Some firms are in a better position than others. “Here, all projects continue to be funded with the assumption that by the time they are ready for the market, the economy will be ready,” said one engineer.

With growing consensus that carbon emissions threaten the environment and the Obama administration’s push for a cap-andtrade system, many OEMs are positioning themselves as leaders in sustainability, even before new regulations materialize. More than one in four of our survey respondents said their company is currently involved in measuring and tracking its carbon footprint.

At those firms, the initiative for better carbon accounting may have come from corporate management (70%), employees (32%), customers (21%), or board members (12%). “We mostly burn coal to make electricity here,” said one reader. “We are pioneers in burning landfill gas and will do more of that, because methane is not as bad as CO2 in terms of global warming.”

Nearly 18% said their employer is in the planning or construction stage of installing alternative energy technologies such as solar, wind, or geothermal at their location, while 8% already have these types of installations in place. “A few key people really believe in it,” said one respondent. “Plus, we have a long history of social responsibility.”

More than one-third said they’ve encouraged their employer to adopt eco-friendly policies in the workplace, mostly by making suggestions to management or other employees on specific ecofriendly changes at work. But 12% have taken on a more active role by joining a group at work to try to influence company environmental practices.

Most (53%) told us their organization is designing or planning to design products that are more eco-friendly. These initiatives are being driven by customer interest (58%), marketing advantages (50%), power savings (44%), government regulations (42%), and competitive pressures (34%). Most respondents also claimed that any potential employer’s environmental practices would be somewhat or very important to them in choosing their next job.

Not all engineering professionals are in step with the green movement. “In general, most so-called ‘eco-friendly’ ventures are wasteful of resources and are based on highly unsound science,” one respondent grumbled. “Global warming is a myth, a hoax, an irrational fear designed by its most ardent advocates to destroy industrial society. I oppose all such practices. However, power conservation is a genuine cost-saver for the company and its customers, so I support that.”

While current conditions may look grim, engineers have little choice but to grin and bear it. Younger professionals probably have too much invested in their educations to bail on the field now, and they have plenty of years ahead to make up for the present lean ones. Older professionals are typically too far into their careers to make a major change, so they too have to play the cards they’ve been dealt as well as they can.

To cope, engineers have to remain diligent about keeping themselves as marketable as possible. They may even have to become more intense about this by further cultivating their expertise and spending a little more time scouting new opportunities. After all, many will admit to having become complacent during the highgrowth years early in the decade.

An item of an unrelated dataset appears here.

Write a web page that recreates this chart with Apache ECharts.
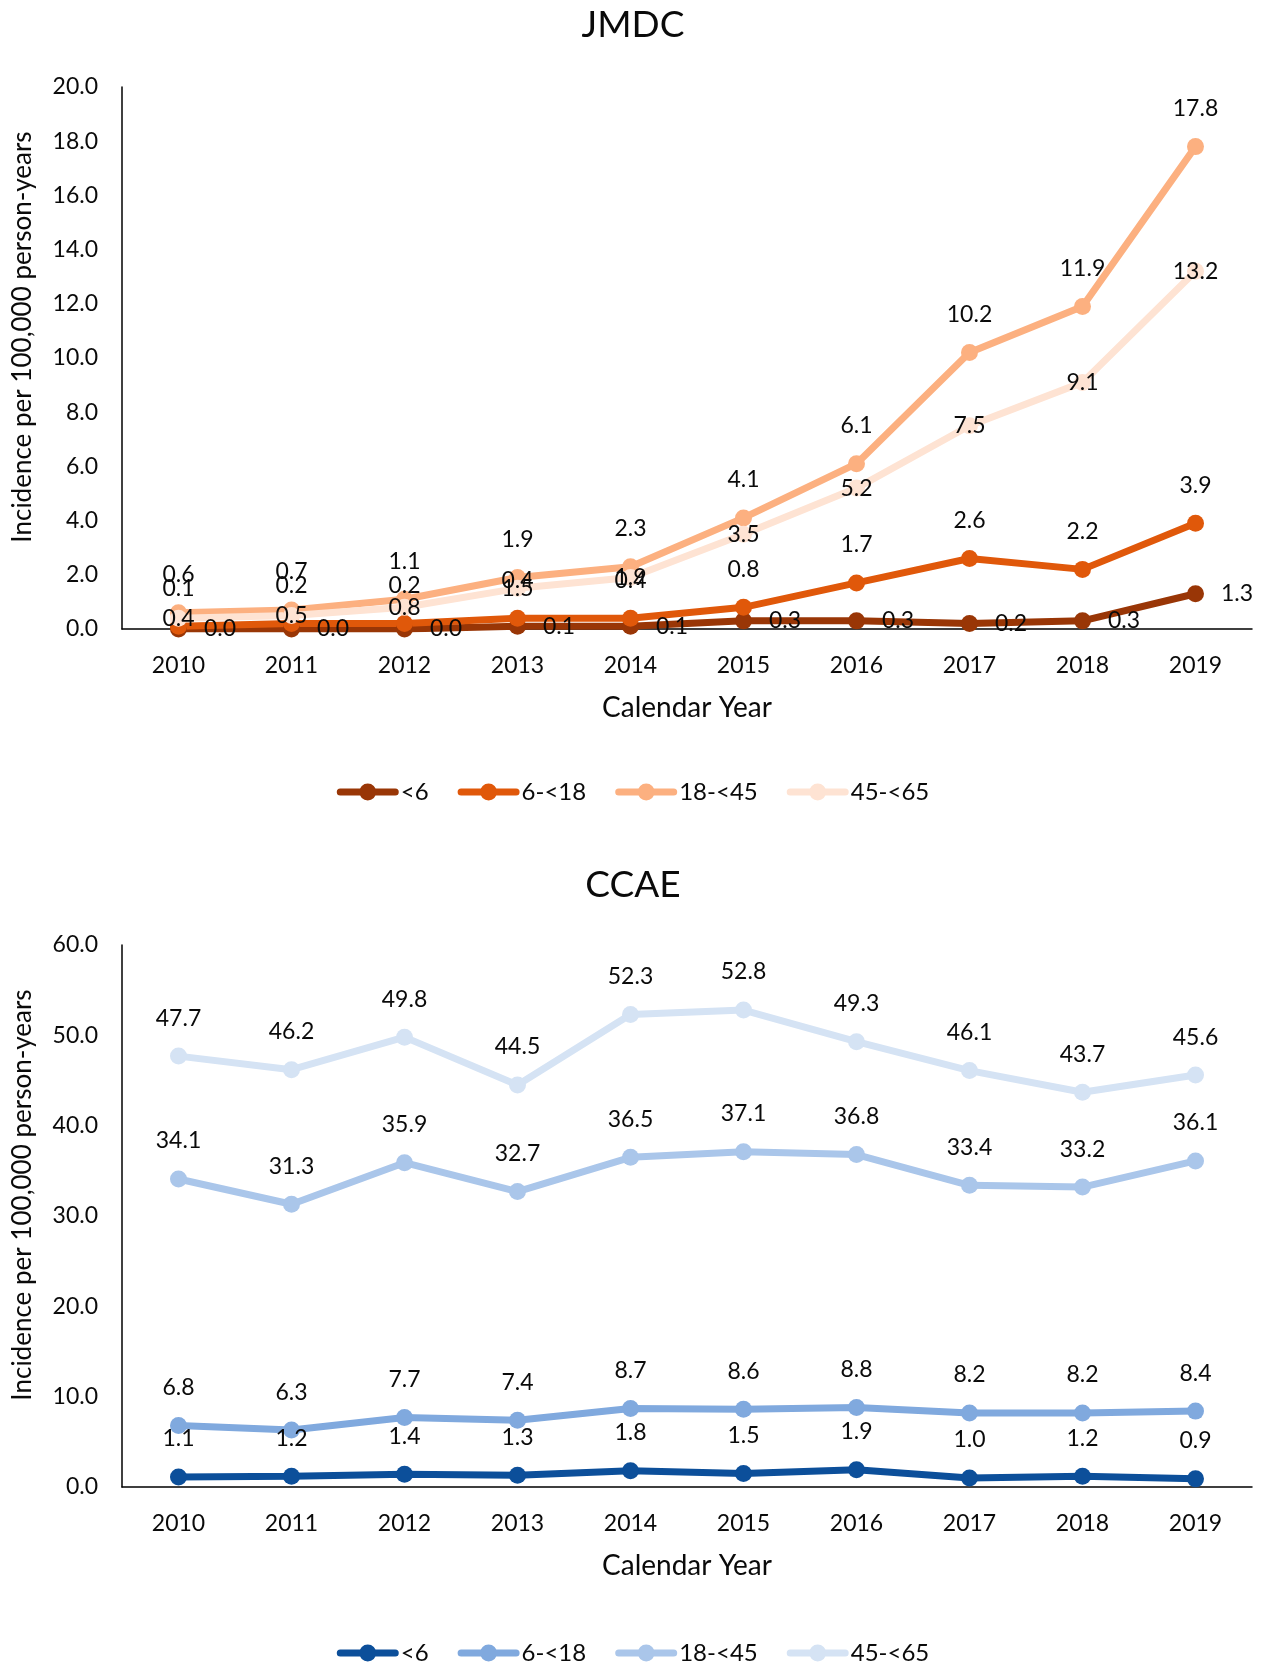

At the same time, engineering professionals may also have to consider the kinds of lifestyle changes that many others are embracing during a period of diminished expectations. These include reduced dependency on credit and home equity, as well as a more conservative approach to household expenses.

If and when a better employment picture becomes part of the turnaround, those that have exercised such diligence will be better positioned to take advantage of it. On the other hand, if such a turnaround is slow to manifest, engineers can still take solace in the fact that their profession is healthier than many others—and that its intangible rewards remain significant.

Either way, the global economy will continue to depend on a diverse range of engineering disciplines for the foreseeable future. However events unfold over the next decade, some company somewhere will always need someone to come up with a way to make something that works a little better, can be made a little cheaper, and will meet the needs of a few more customers. And that is ultimately the best job security there is.